Stated goal: Quote precisely the run of lines opening with the line containing "Output the component" and closing with the line containing "YAxis, ReferenceLine, ReferenceArea", and nothing else.

(Some records)
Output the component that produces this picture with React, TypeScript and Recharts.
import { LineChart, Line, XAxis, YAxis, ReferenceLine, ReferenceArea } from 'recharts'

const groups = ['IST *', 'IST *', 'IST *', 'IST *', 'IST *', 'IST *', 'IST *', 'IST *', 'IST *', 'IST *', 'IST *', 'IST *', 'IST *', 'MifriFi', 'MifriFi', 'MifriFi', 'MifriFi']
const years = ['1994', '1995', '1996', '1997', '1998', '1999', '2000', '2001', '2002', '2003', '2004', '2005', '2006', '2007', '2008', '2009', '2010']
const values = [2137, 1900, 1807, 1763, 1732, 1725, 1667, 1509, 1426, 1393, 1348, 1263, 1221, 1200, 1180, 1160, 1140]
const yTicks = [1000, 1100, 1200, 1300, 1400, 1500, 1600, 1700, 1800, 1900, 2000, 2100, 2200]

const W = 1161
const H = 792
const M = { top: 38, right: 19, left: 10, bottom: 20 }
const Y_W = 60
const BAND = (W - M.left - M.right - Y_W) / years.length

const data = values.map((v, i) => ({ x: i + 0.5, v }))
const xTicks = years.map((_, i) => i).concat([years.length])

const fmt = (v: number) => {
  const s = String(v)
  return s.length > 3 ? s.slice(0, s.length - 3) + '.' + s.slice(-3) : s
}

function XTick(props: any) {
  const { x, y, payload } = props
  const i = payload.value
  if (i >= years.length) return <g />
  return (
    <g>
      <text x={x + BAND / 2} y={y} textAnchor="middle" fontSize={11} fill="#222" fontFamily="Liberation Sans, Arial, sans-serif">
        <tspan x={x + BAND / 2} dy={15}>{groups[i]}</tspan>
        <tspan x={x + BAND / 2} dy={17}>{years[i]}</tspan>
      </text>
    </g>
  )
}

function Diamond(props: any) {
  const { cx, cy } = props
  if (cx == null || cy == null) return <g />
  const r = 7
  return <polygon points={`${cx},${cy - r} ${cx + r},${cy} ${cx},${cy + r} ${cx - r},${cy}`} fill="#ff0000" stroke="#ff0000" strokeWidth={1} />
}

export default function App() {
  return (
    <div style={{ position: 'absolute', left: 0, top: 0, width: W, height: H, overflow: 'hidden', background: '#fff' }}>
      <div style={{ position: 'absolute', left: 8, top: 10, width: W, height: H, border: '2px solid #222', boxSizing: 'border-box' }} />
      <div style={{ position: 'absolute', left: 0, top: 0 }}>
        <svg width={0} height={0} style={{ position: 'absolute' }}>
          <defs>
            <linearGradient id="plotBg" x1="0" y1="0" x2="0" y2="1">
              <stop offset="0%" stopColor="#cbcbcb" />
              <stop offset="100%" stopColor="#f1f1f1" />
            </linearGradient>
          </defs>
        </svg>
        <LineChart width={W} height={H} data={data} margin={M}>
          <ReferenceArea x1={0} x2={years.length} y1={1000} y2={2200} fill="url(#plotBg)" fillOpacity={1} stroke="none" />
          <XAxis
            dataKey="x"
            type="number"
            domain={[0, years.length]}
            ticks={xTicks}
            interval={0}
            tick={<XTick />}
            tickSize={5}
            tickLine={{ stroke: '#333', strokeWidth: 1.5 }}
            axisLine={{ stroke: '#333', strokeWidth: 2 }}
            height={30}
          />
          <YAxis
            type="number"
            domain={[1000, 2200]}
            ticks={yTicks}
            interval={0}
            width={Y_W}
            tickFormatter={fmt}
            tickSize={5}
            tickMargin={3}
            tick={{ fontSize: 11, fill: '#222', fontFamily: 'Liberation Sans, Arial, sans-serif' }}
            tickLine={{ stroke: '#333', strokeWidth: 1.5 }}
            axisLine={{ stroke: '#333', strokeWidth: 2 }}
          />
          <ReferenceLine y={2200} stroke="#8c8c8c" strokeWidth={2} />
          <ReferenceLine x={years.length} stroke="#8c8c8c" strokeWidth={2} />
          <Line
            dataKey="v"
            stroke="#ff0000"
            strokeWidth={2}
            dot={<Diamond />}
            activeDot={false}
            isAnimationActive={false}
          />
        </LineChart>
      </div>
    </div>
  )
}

--

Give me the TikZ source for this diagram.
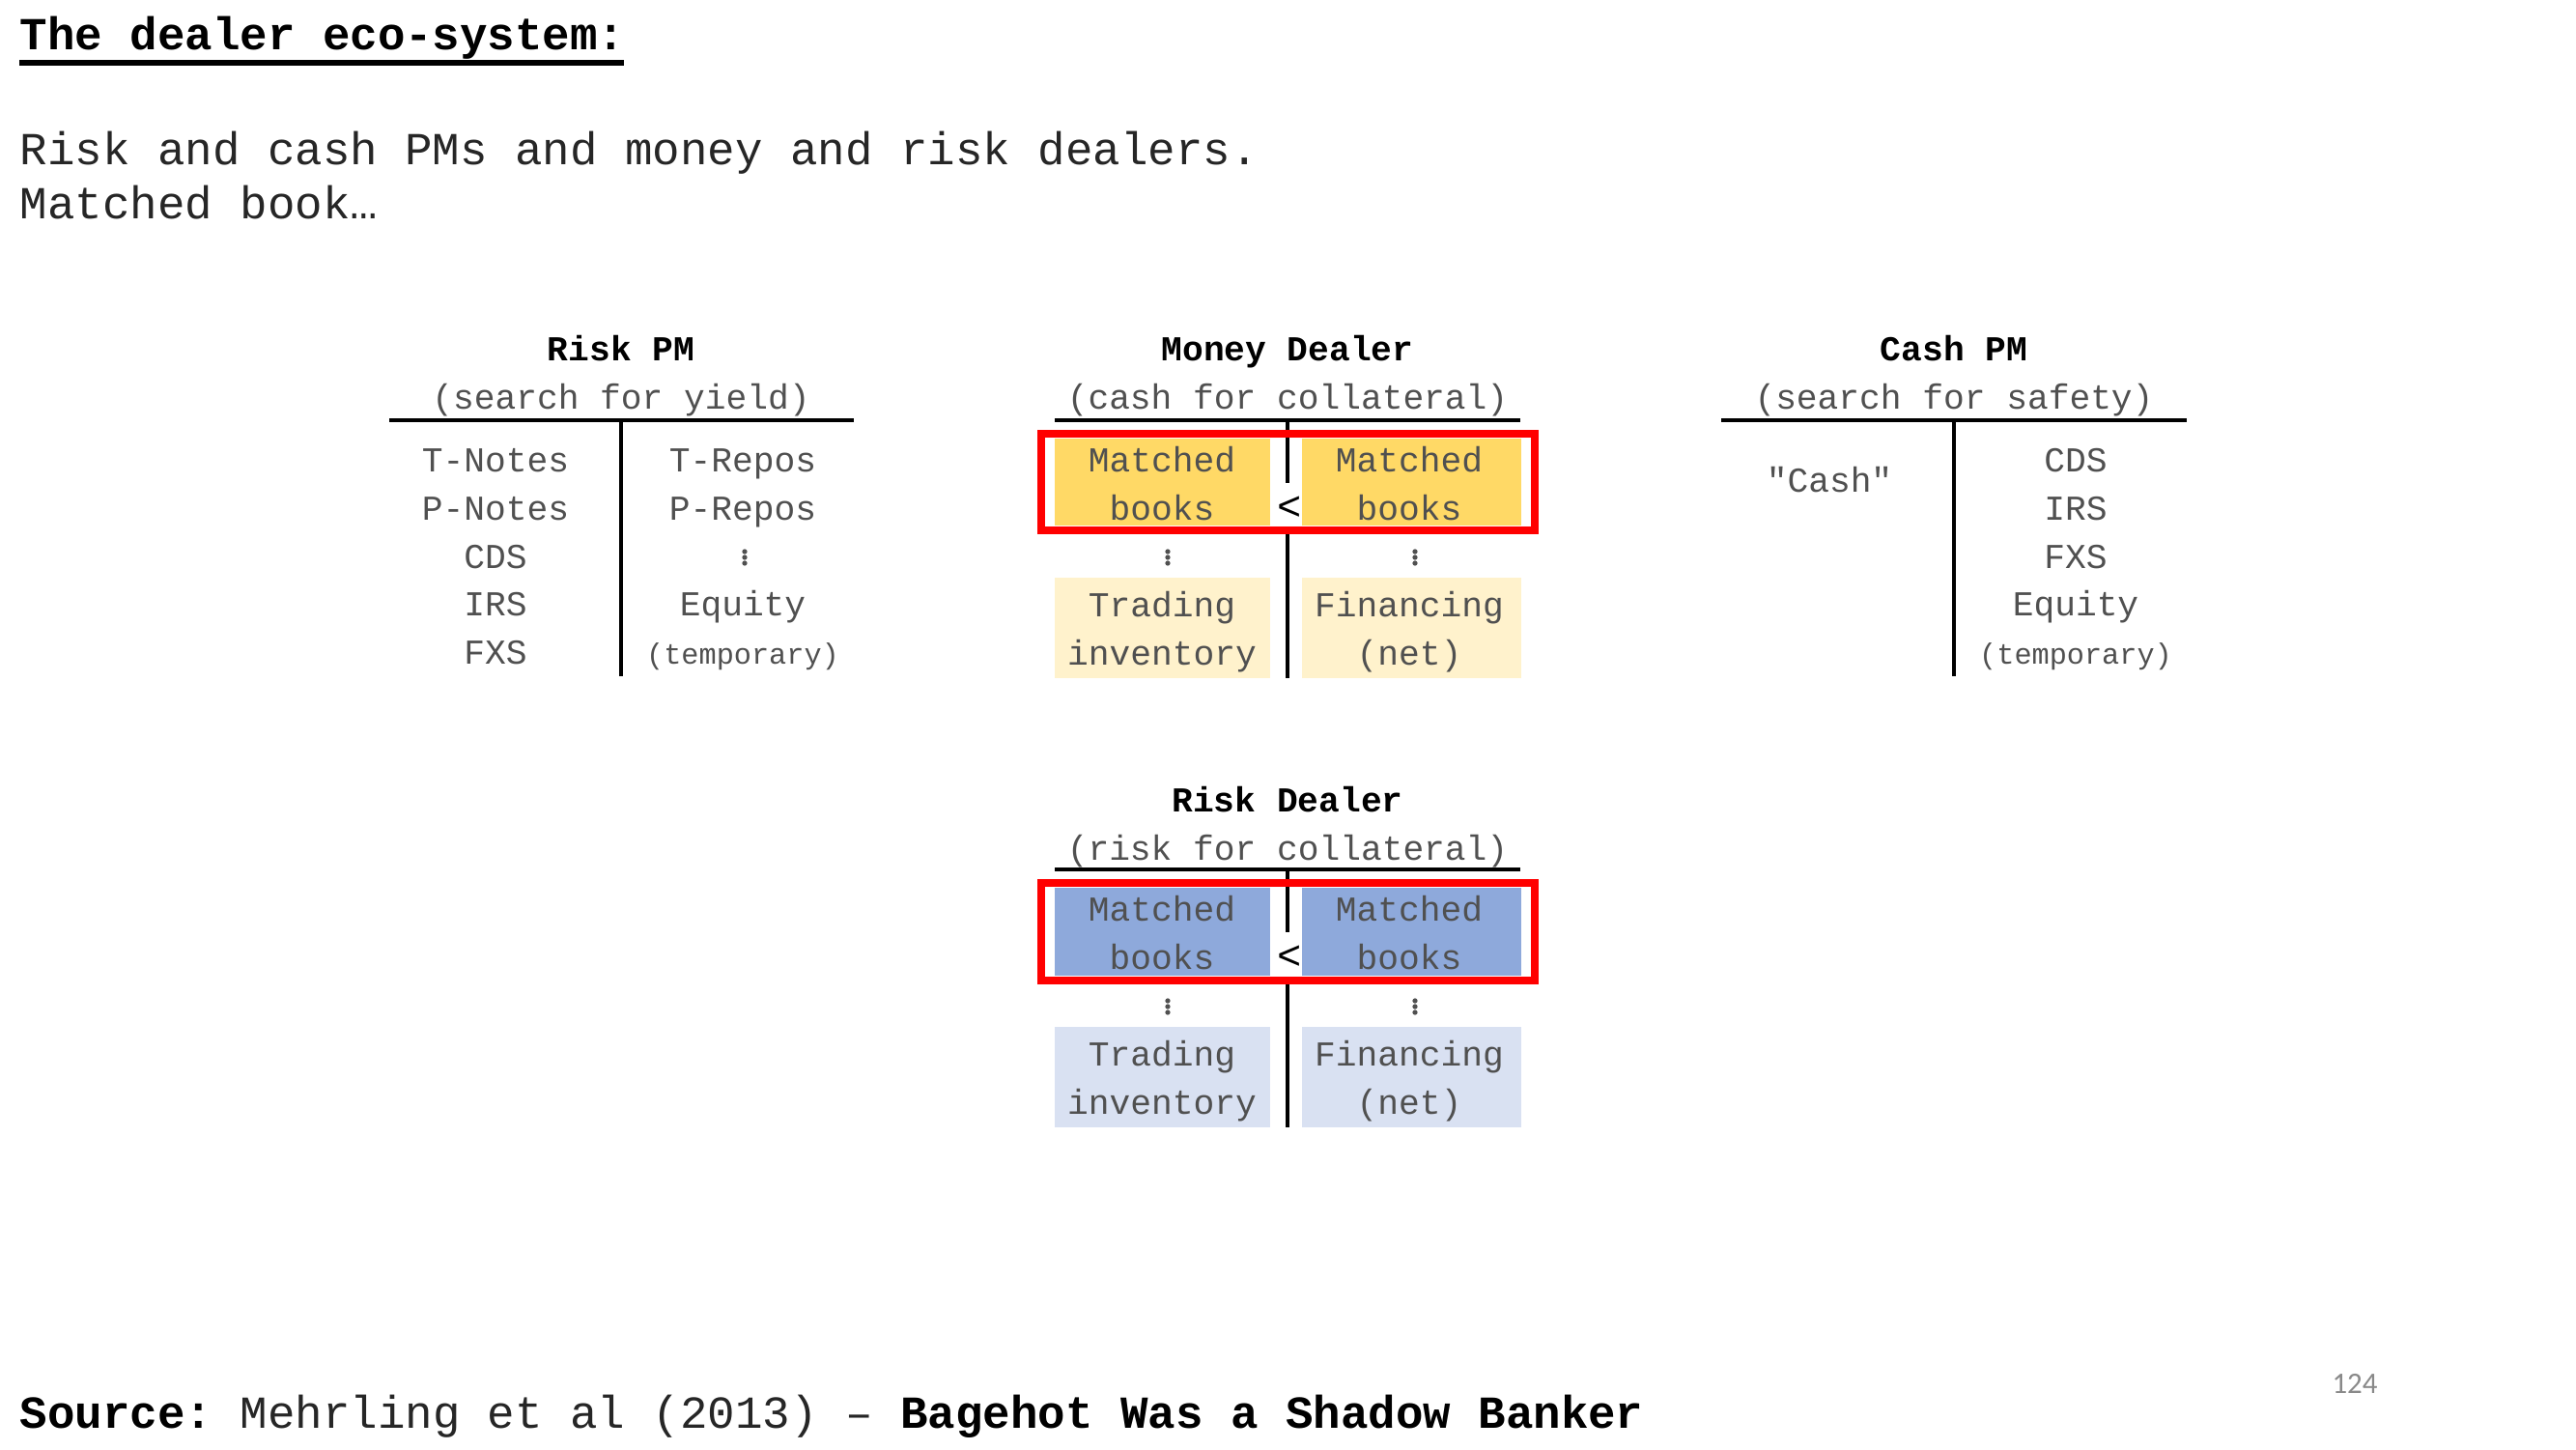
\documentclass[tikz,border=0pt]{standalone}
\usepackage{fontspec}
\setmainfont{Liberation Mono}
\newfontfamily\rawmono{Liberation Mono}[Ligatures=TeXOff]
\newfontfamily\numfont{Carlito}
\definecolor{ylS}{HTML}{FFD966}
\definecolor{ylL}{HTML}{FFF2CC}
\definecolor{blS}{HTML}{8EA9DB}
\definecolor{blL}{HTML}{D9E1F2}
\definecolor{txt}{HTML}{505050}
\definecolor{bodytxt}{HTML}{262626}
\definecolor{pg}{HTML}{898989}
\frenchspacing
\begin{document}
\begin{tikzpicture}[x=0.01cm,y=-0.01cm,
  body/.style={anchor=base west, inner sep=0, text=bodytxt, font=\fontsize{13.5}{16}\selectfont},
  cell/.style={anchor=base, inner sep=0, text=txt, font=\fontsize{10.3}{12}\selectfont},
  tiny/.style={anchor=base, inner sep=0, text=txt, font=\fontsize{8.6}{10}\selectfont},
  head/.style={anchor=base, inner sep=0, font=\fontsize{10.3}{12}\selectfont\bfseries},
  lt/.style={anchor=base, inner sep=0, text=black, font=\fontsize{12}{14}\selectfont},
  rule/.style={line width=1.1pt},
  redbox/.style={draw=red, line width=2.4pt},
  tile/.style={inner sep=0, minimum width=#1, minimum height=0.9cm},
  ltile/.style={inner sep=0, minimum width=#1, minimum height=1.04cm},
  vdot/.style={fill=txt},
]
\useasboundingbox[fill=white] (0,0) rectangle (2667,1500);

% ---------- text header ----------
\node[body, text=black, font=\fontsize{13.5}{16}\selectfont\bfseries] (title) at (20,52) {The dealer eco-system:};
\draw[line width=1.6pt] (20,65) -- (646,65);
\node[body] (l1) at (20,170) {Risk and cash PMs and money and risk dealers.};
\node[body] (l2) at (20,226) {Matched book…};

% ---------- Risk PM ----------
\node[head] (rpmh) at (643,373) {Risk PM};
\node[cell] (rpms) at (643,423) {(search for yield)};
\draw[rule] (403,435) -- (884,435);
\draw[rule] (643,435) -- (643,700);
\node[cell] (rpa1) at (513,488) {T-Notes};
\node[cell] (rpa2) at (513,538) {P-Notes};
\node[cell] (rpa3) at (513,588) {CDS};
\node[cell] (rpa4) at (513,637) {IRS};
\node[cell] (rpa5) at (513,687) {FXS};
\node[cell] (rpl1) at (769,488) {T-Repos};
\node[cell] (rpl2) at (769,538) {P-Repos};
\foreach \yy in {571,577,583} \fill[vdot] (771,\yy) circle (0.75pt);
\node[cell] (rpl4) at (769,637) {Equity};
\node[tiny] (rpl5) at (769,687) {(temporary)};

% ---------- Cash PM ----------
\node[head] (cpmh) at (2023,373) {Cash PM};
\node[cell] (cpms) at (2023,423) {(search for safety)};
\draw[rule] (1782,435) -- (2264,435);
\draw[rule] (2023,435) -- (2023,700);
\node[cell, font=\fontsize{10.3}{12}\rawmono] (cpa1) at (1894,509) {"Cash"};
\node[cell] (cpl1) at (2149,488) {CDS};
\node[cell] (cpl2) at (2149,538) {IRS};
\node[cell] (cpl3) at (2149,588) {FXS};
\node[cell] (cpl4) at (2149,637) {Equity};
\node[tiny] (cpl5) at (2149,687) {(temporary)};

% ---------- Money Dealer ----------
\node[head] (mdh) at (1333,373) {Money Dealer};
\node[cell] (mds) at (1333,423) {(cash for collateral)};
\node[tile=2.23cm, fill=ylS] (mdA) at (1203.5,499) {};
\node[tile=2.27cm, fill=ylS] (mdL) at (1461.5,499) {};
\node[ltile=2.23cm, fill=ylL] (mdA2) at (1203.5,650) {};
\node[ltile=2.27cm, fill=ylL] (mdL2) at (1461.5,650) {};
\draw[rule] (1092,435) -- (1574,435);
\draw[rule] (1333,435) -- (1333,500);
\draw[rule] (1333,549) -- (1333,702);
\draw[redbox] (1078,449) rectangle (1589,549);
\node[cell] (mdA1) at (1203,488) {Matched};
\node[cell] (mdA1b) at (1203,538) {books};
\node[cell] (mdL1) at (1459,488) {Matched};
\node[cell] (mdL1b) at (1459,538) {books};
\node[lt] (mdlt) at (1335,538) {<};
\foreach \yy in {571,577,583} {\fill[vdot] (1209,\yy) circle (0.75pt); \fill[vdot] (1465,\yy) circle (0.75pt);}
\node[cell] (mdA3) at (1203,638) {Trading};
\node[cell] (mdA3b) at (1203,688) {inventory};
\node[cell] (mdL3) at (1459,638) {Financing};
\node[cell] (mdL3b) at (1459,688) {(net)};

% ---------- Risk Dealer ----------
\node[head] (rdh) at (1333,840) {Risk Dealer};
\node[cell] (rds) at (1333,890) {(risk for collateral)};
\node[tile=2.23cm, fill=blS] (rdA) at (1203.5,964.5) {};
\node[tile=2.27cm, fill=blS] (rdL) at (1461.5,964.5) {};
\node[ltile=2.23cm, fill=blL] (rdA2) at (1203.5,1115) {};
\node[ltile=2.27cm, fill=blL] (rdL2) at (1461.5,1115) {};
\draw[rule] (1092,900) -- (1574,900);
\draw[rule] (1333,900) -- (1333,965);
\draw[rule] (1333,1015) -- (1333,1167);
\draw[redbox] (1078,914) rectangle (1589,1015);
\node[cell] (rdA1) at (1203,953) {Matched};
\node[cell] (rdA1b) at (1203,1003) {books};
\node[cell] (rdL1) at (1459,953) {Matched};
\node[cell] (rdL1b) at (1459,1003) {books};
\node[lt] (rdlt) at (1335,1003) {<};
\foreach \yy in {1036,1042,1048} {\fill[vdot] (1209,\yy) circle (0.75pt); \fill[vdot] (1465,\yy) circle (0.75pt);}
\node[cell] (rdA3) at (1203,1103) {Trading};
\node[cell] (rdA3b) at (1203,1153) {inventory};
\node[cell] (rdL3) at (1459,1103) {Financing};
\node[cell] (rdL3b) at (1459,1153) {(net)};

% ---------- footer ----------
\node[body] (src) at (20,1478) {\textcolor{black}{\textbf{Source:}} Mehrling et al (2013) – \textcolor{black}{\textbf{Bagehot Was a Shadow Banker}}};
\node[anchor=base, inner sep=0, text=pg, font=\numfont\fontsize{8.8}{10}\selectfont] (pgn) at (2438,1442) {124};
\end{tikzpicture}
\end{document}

---

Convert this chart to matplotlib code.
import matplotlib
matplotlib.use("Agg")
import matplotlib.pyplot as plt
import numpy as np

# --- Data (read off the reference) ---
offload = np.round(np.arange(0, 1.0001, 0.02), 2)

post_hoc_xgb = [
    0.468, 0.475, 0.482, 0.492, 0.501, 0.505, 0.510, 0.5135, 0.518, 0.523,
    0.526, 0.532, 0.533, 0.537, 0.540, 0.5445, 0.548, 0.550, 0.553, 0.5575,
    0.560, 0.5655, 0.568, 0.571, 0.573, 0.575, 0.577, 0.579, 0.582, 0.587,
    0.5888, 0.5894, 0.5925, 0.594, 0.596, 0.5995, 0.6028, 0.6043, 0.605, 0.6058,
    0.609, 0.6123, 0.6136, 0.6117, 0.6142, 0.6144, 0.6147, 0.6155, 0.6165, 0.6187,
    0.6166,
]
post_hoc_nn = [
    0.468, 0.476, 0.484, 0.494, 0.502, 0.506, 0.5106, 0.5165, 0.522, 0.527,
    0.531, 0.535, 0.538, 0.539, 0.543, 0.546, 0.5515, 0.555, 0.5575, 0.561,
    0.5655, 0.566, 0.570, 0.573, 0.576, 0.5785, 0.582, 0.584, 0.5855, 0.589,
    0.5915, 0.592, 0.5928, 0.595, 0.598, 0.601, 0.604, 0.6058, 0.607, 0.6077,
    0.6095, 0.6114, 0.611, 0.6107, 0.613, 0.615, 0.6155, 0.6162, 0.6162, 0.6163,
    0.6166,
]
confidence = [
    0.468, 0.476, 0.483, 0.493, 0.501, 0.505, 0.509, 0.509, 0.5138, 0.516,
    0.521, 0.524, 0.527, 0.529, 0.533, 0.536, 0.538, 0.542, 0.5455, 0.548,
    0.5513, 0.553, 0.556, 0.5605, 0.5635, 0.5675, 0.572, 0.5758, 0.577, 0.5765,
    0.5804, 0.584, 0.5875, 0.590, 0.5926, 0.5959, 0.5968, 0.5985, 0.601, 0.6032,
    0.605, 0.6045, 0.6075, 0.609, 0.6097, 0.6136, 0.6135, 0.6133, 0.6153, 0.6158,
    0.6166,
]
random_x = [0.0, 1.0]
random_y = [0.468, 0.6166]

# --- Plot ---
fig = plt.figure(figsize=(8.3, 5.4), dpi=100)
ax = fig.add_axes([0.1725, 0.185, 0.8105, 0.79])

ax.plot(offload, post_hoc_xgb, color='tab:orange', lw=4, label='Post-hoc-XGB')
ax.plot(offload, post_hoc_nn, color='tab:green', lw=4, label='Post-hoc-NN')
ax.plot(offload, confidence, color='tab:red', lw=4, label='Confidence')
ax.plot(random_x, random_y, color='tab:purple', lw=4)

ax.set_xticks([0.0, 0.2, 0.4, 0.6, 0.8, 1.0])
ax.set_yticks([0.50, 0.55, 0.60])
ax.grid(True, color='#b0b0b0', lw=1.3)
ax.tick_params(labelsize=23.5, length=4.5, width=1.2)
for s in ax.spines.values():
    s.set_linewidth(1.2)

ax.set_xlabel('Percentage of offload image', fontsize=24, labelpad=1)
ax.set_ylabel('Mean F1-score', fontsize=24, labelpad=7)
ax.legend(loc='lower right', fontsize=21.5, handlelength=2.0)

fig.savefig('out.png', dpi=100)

Output below:
Output the component that produces this picture with React, TypeScript and Recharts.
import { LineChart, Line, XAxis, YAxis, ReferenceLine, ReferenceArea } from 'recharts'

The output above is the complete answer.